Fundamental studies reveal membrane engineering as strain engineering target for enhanced robustness towards lignocellulose hydrolysate inhibitors
Tuesday, April 29, 2014: 1:25 PM
Grand Ballroom D-E, lobby level (Hilton Clearwater Beach)
Lina Lindberg1, Lisbeth Olsson2 and Maurizio Bettiga1, (1)Industrial Biotechnology, Department of Chemical and Biological Engineering, Chalmers University of Technology, Gothenburg, Sweden, (2)Chemical and Biological Engineering - Industrial Biotechnology, Chalmers University of Technology, Gothenburg, Sweden
Bio-processes for the production of fuels and chemicals will contribute to the so-called bioeconomy, where biomass will represent an important source of hydrocarbons. A new concept of bio-based industry is now under development, where lignocellulosic material is the primary source of sugars to be converted in a biorefinery concept not to ethanol or fuels only, but to a portfolio of chemicals. Regardless of the product, robust microorganisms are a prerequisite for the feasibility of lignocellulose bioconversion.

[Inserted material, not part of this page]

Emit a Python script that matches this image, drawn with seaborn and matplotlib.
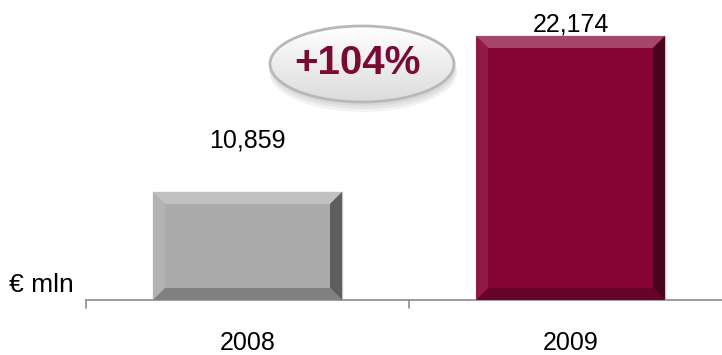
import numpy as np
import pandas as pd
import matplotlib
matplotlib.use("Agg")
import matplotlib.pyplot as plt
from matplotlib.patches import Ellipse, Polygon
import seaborn as sns

years = ["2008", "2009"]
values = [10859, 22174]
value_labels = ["10,859", "22,174"]
bar_colors = ["#ABABAB", "#870535"]
growth_label = "+104%"
unit_label = "€ mln"

sns.set_theme(style="white")
plt.rcParams["font.family"] = ["Liberation Sans", "DejaVu Sans"]

df = pd.DataFrame({"year": years, "value": values})

W, H = 722, 355
fig = plt.figure(figsize=(W / 100, H / 100), dpi=100)
ax = fig.add_axes([86 / W, 55 / H, 646 / W, 300 / H])
sns.barplot(data=df, x="year", y="value", hue="year", palette=bar_colors,
            width=0.585, legend=False, ax=ax, saturation=1)
ax.set_xlim(-0.5, 1.5)
ax.set_ylim(3025, 24782)

for s in ["top", "right", "left"]:
    ax.spines[s].set_visible(False)
ax.spines["bottom"].set_color("#8C8C8C")
ax.spines["bottom"].set_linewidth(1.2)
ax.set_yticks([])
ax.set_xlabel("")
ax.set_ylabel("")
ax.tick_params(axis="x", length=0, pad=22, labelsize=18, labelcolor="black")
# category separators below the baseline
for xb in [-0.5, 0.5]:
    ax.plot([xb, xb], [0, -0.027], transform=ax.get_xaxis_transform(), color="#8C8C8C",
            lw=1.2, clip_on=False)


def shade(c, f):
    c = np.array(matplotlib.colors.to_rgb(c))
    if f >= 0:
        return tuple(c + (1 - c) * f)
    return tuple(c * (1 + f))


# bevelled bar faces
bev = 12  # pixels
to_data = ax.transData.inverted()
label_gap_pt = [32, 3]
ybase = ax.get_ylim()[0]
for patch, col, lab, gap in zip(ax.patches, bar_colors, value_labels, label_gap_pt):
    patch.set_edgecolor("#C8C8C8")
    patch.set_linewidth(1.0)
    x0, y0 = patch.get_x(), max(patch.get_y(), ybase)
    x1, y1 = x0 + patch.get_width(), patch.get_y() + patch.get_height()
    (px0, py0) = ax.transData.transform((x0, y0))
    (px1, py1) = ax.transData.transform((x1, y1))
    ix0, iy0 = to_data.transform((px0 + bev, py0 + bev))
    ix1, iy1 = to_data.transform((px1 - bev, py1 - bev))
    faces = [
        ([(x0, y1), (x1, y1), (ix1, iy1), (ix0, iy1)], shade(col, 0.26)),
        ([(x0, y0), (x0, y1), (ix0, iy1), (ix0, iy0)], shade(col, 0.08)),
        ([(x1, y0), (x1, y1), (ix1, iy1), (ix1, iy0)], shade(col, -0.45)),
        ([(x0, y0), (x1, y0), (ix1, iy0), (ix0, iy0)], shade(col, -0.25)),
    ]
    for pts, fc in faces:
        ax.add_patch(Polygon(pts, closed=True, facecolor=fc, edgecolor="none", zorder=3))
    ax.annotate(lab, ((x0 + x1) / 2, y1), xytext=(0, gap), textcoords="offset points",
                ha="center", va="baseline", fontsize=18, color="black")

fig.text(9 / W, 1 - 285 / H, unit_label, ha="left", va="center", fontsize=19,
         color="black")

# growth bubble on a pixel-space overlay
ov = fig.add_axes([0, 0, 1, 1], zorder=5)
ov.set_xlim(0, W)
ov.set_ylim(0, H)
ov.axis("off")
ov.patch.set_alpha(0)
cx, cy, ew, eh = 362, H - 64, 184, 76
for k, a in enumerate([0.05, 0.05, 0.05]):
    ov.add_patch(Ellipse((cx + 1, cy - 4 - 2 * k), ew + 2 * k, eh + 2 * k,
                         facecolor="#000000", alpha=a, edgecolor="none", zorder=1))
grad = np.linspace(1.0, 0.86, 256).reshape(-1, 1)
im = ov.imshow(np.dstack([grad, grad, grad]), extent=(cx - ew / 2, cx + ew / 2,
               cy - eh / 2, cy + eh / 2), origin="upper", aspect="auto", zorder=2)
clip = Ellipse((cx, cy), ew, eh, transform=ov.transData)
im.set_clip_path(clip)
ov.add_patch(Ellipse((cx, cy), ew, eh, facecolor="none", edgecolor="#B8B8B8",
                     lw=2.0, zorder=3))
ov.set_xlim(0, W)
ov.set_ylim(0, H)
ov.text(cx - 4, cy + 1, growth_label, ha="center", va="center", fontsize=29,
        fontweight="bold", color="#7A0A33", zorder=4)

fig.savefig("out.png", dpi=100)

Current research carried out by our group focuses on the yeast Saccharomyces cerevisiae and aims at investigating the molecular bases of microbial robustness. The goal is to identify successful strain engineering strategies to confer yeast higher robustness.

Zygosaccharomyces bailii is a yeast specie that tolerates low pH and high concentrations of weak organic acids. Thus, in order to elucidate a possible link between lipid composition and acetic acid tolerance, a comparative lipidomic profiling of the major lipid species found in the plasma membrane of S. cerevisiae and Z. bailii was performed. The study revealed remarkable changes in glycerolphospholipids and sphingolipids pools in Z. bailii compared to S. cerevisiae, suggesting lipid saturation, high sphingolipid levels as possible determinants of acetic acid tolerance.